On Index B which looks at the states’ ability to cover all recurrent expenditure without resorting to borrowing, the organisation noted: “Interestingly about 16 states could cover the recurrent expenditure obligation without borrowing funds – a marked improvement over 2017.
“In the first six months of 2017, only four states could effectively meet their recurrent expenditure without borrowing, selling assets or/and donor funds. States like Kano, Bayelsa, Edo, Rivers and Delta sit on top of the index.
BudgIT added that “Edo State appears to have shown some initiative by trying to resuscitate its rubber and palm plantations in conjunction with the private sector, a move likely to increase earnings.”
The plan is to “leverage on high-yielding varieties and long tradition of oil palm production to acquire about 100,000 hectares of land for the development of oil palm estates.”
BudgIT advised that “the timelines in which this project will be achieved are crucial.
It assured that “the Gelegele Seaport, which is to be transformed into a container port, holds great promise if Edo aggressively revitalises her rubber industry – especially as the commodity trades at about $2,000 per ton.
The organisation projected that “If Edo puts 400,000 hectares under rubber cultivation and invests in research to take yield above four tons per hectares, its rubber-based economy could top $3bn in the near term, on the back of efficient distribution through the seaport.”

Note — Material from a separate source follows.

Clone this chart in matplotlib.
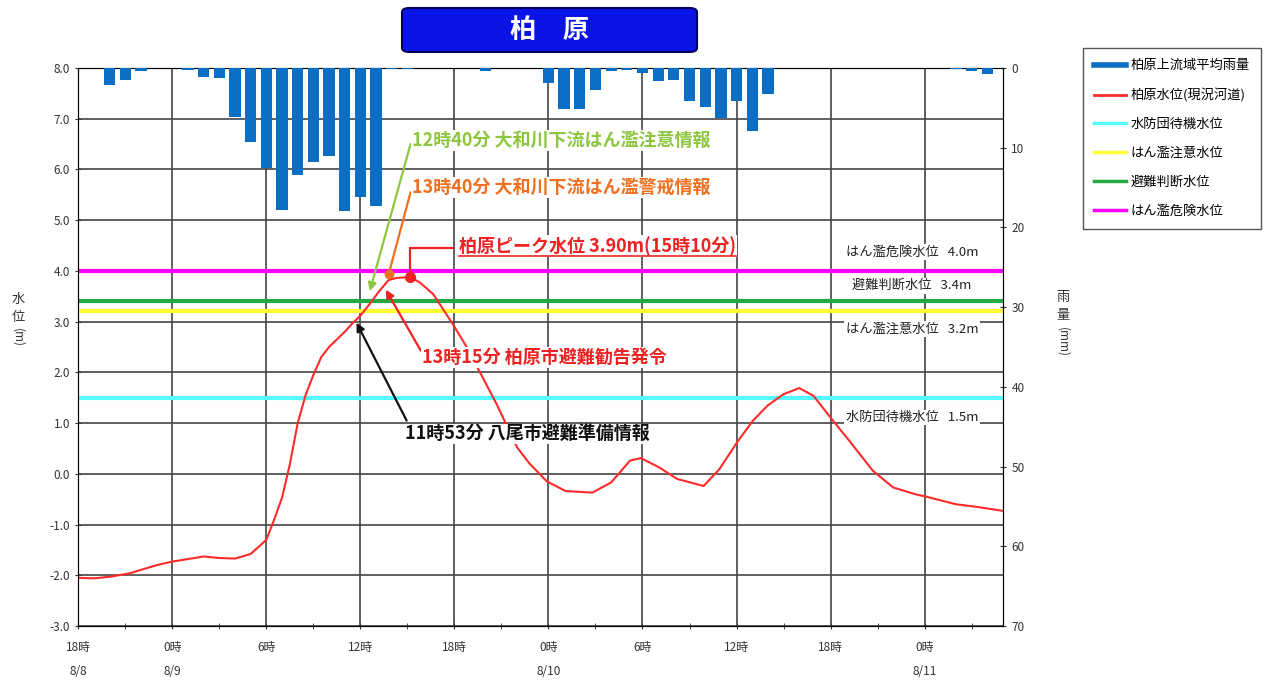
import numpy as np
import matplotlib.pyplot as plt
from matplotlib.lines import Line2D
from matplotlib.patches import FancyBboxPatch

plt.rcParams['font.family'] = ['Noto Sans CJK JP', 'DejaVu Sans']

# time axis: hours since 8/8 18:00
rain_hours = [2, 3, 4, 7, 8, 9, 10, 11, 12, 13, 14, 15, 16, 17, 18, 19, 20, 21,
              26, 30, 31, 32, 33, 34, 35, 36, 37, 38, 39, 40, 41, 42, 43, 44,
              56, 57, 58]
rain_mm = [2.1, 1.5, 0.4, 0.3, 1.1, 1.3, 6.1, 9.3, 12.5, 17.8, 13.4, 11.8, 11.0, 17.9, 16.2, 17.3, 0.1, 0.1,
           0.4, 1.9, 5.1, 5.1, 2.8, 0.4, 0.2, 0.6, 1.6, 1.5, 4.1, 4.9, 6.3, 4.1, 7.9, 3.2,
           0.1, 0.4, 0.8]

level_hours = [0, 1, 2, 3.3, 5, 6, 7, 8, 9, 10, 11, 12, 12.5, 13, 13.5, 14, 14.5, 15, 15.5, 16,
               17, 17.5, 18, 18.6, 19.2, 19.8, 20.3, 21.17, 21.8, 22.65, 23.9, 24.8, 25.8, 26.7,
               28, 28.8, 29.9, 31.1, 32.8, 34, 35.2, 35.9, 37.1, 38.2, 39.9, 40.9, 42.1, 43.05,
               44, 45, 46, 46.9, 48, 49.2, 50.7, 52, 53.5, 54.1, 56, 57.3, 59]
level_m = [-2.05, -2.06, -2.03, -1.96, -1.8, -1.73, -1.68, -1.63, -1.66, -1.67, -1.58, -1.3, -0.9, -0.47, 0.19, 1.0, 1.55, 1.95, 2.3, 2.5,
           2.8, 2.97, 3.12, 3.35, 3.6, 3.82, 3.86, 3.88, 3.77, 3.54, 2.95, 2.49, 1.9, 1.37,
           0.52, 0.2, -0.15, -0.34, -0.37, -0.17, 0.26, 0.31, 0.12, -0.1, -0.24, 0.09, 0.65, 1.05,
           1.35, 1.57, 1.69, 1.54, 1.11, 0.65, 0.06, -0.27, -0.41, -0.45, -0.6, -0.65, -0.73]

threshold_names = ['水防団待機水位', 'はん濫注意水位', '避難判断水位', 'はん濫危険水位']
threshold_values = [1.5, 3.2, 3.4, 4.0]
threshold_colors = ['#55FFFF', '#FFFF33', '#22AA44', '#FF00FF']
threshold_label_y = [1.11, 2.85, 3.71, 4.37]

tick_hours = [0, 6, 12, 18, 24, 30, 36, 42, 48, 54]
tick_labels = ['18時\n8/8', '0時\n8/9', '6時', '12時', '18時', '0時\n8/10', '6時', '12時', '18時', '0時\n8/11']

RAIN_C = '#0A6FC4'
LEVEL_C = '#FF2A2A'

fig = plt.figure(figsize=(12.67, 6.8), dpi=100)
ax = fig.add_axes([0.0618, 0.0794, 0.7298, 0.8206])
ax2 = ax.twinx()

# water level axis
ax.set_xlim(0, 59)
ax.set_ylim(-3, 8)
ax.set_yticks(np.arange(-3, 8.1, 1))
ax.set_yticklabels([f'{v:.1f}' for v in np.arange(-3, 8.1, 1)])
ax.set_xticks(tick_hours)
ax.set_xticklabels(tick_labels, linespacing=2.1)
ax.set_xticks(np.arange(3, 59, 6), minor=True)
ax.grid(True, which='major', color='#444444', lw=1.2)
ax.tick_params(axis='both', labelsize=8.5, colors='#333333', direction='inout', length=5)
ax.tick_params(axis='x', which='minor', direction='inout', length=5, color='#333333')
ax.tick_params(axis='x', pad=8)
for s in ax.spines.values():
    s.set_color('#444444')

for v, c in zip(threshold_values, threshold_colors):
    ax.axhline(v, color=c, lw=3, zorder=2)
ax.plot(level_hours, level_m, color=LEVEL_C, lw=1.5, zorder=3)

for name, v, yl in zip(threshold_names, threshold_values, threshold_label_y):
    ax.text(53.2, yl, f'{name}   {v:.1f}m', fontsize=9.5, ha='center', va='center',
            color='#222222', bbox=dict(fc='white', ec='none', pad=1), zorder=4)

# rainfall axis (inverted)
ax2.set_ylim(70, 0)
ax2.set_yticks(range(0, 71, 10))
ax2.tick_params(axis='y', labelsize=8.5, colors='#333333', direction='inout', length=5)
ax2.bar(rain_hours, rain_mm, width=0.72, color=RAIN_C, zorder=3)

# event annotations
def event(tip, start, text, pos, color, head=True):
    style = '-|>' if head else '-'
    ax.annotate('', xy=tip, xytext=start,
                arrowprops=dict(arrowstyle=style, color=color, lw=1.6, mutation_scale=12,
                                shrinkA=0, shrinkB=0), zorder=5)
    ax.text(pos[0], pos[1], text, color=color, fontsize=13, fontweight='bold',
            ha='left', va='center', bbox=dict(fc='white', ec='none', pad=0.5), zorder=5)

event((18.6, 3.6), (21.2, 6.5), '12時40分 大和川下流はん濫注意情報', (21.3, 6.57), '#8DC63F')
event((19.8, 3.93), (21.2, 5.55), '13時40分 大和川下流はん濫警戒情報', (21.3, 5.64), '#F07020', head=False)
ax.plot(19.8, 3.93, 'o', color='#F07020', ms=6, zorder=6)
event((19.62, 3.63), (21.85, 2.43), '13時15分 柏原市避難勧告発令', (21.9, 2.29), '#EE2222')
event((17.75, 2.98), (20.95, 1.05), '11時53分 八尾市避難準備情報', (20.84, 0.79), '#111111')

# peak marker
ax.plot([21.17, 21.17, 23.9], [3.88, 4.46, 4.46], color='#EE2222', lw=1.6, zorder=5)
ax.plot(21.17, 3.88, 'o', color='#EE2222', ms=7, zorder=6)
peak_txt = ax.text(24.3, 4.49, '柏原ピーク水位 3.90m(15時10分)', color='#EE2222', fontsize=13,
                   fontweight='bold', ha='left', va='center',
                   bbox=dict(fc='white', ec='none', pad=0.5), zorder=5)
fig.canvas.draw()
bb = peak_txt.get_window_extent().transformed(ax.transData.inverted())
ax.plot([24.3, bb.x1], [4.3, 4.3], color='#EE2222', lw=1.2, zorder=6)

# axis titles written vertically
for i, ch in enumerate(['水', '位']):
    fig.text(18 / 1267, 1 - (300 + 18 * i) / 680, ch, fontsize=9.5, ha='center', va='center', color='#333333')
fig.text(18 / 1267, 1 - 338 / 680, '(m)', fontsize=8.5, rotation=-90, ha='center', va='center', color='#333333')
for i, ch in enumerate(['雨', '量']):
    fig.text(1063 / 1267, 1 - (298 + 18 * i) / 680, ch, fontsize=9.5, ha='center', va='center', color='#333333')
fig.text(1063 / 1267, 1 - 342 / 680, '(mm)', fontsize=8.5, rotation=-90, ha='center', va='center', color='#333333')

# title box
fig.patches.append(FancyBboxPatch((402 / 1267, 1 - 52 / 680), 295 / 1267, 44 / 680,
                                  boxstyle='round,pad=0,rounding_size=0.006',
                                  transform=fig.transFigure, fc='#0A14E6', ec='#000060', lw=1.5))
fig.text(550 / 1267, 1 - 30 / 680, '柏\u3000原', color='white', fontsize=19, fontweight='bold',
         ha='center', va='center')

# legend
handles = [Line2D([], [], color=RAIN_C, lw=4),
           Line2D([], [], color=LEVEL_C, lw=2),
           Line2D([], [], color='#55FFFF', lw=2.5),
           Line2D([], [], color='#FFFF33', lw=2.5),
           Line2D([], [], color='#22AA44', lw=2.5),
           Line2D([], [], color='#FF00FF', lw=2.5)]
labels = ['柏原上流域平均雨量', '柏原水位(現況河道)', '水防団待機水位', 'はん濫注意水位', '避難判断水位', 'はん濫危険水位']
fig.legend(handles, labels, loc='upper left', bbox_to_anchor=(1083 / 1267, 1 - 48 / 680),
           fontsize=9.5, frameon=True, fancybox=False, edgecolor='#555555', framealpha=1,
           handlelength=2.4, labelspacing=1.2, borderpad=0.85, handletextpad=0.35,
           borderaxespad=0)

fig.savefig('out.png', dpi=100)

It further explained in the State of the States Report that “Despite increasing production capacity over the last seven years, Nigeria ranked 15 on the global production chart for rubber, as at 2016, with a capacity of 156,341 tons – a mere 1.19% of global output (at 13.15million tons).
“This leaves a lot of market room, more so with the increasing application of rubber in the production of items such as stamp, shoes, mulch and roofing. Edo can, therefore, achieve increase output by putting the following measures in place: mechanised farming; standard storage facilities; stellar transportation systems; processing facilities and alternate point(s) of export/exit point from the country.
“Formal trade agreements with any importing countries would also be a great advantage. Investment in rail infrastructure could also potentially open Edo’s economy to the Southwest and North-west corridor, ensuring the smooth transfer of goods and services that in turn results in a larger transfer of funds into the public purse.”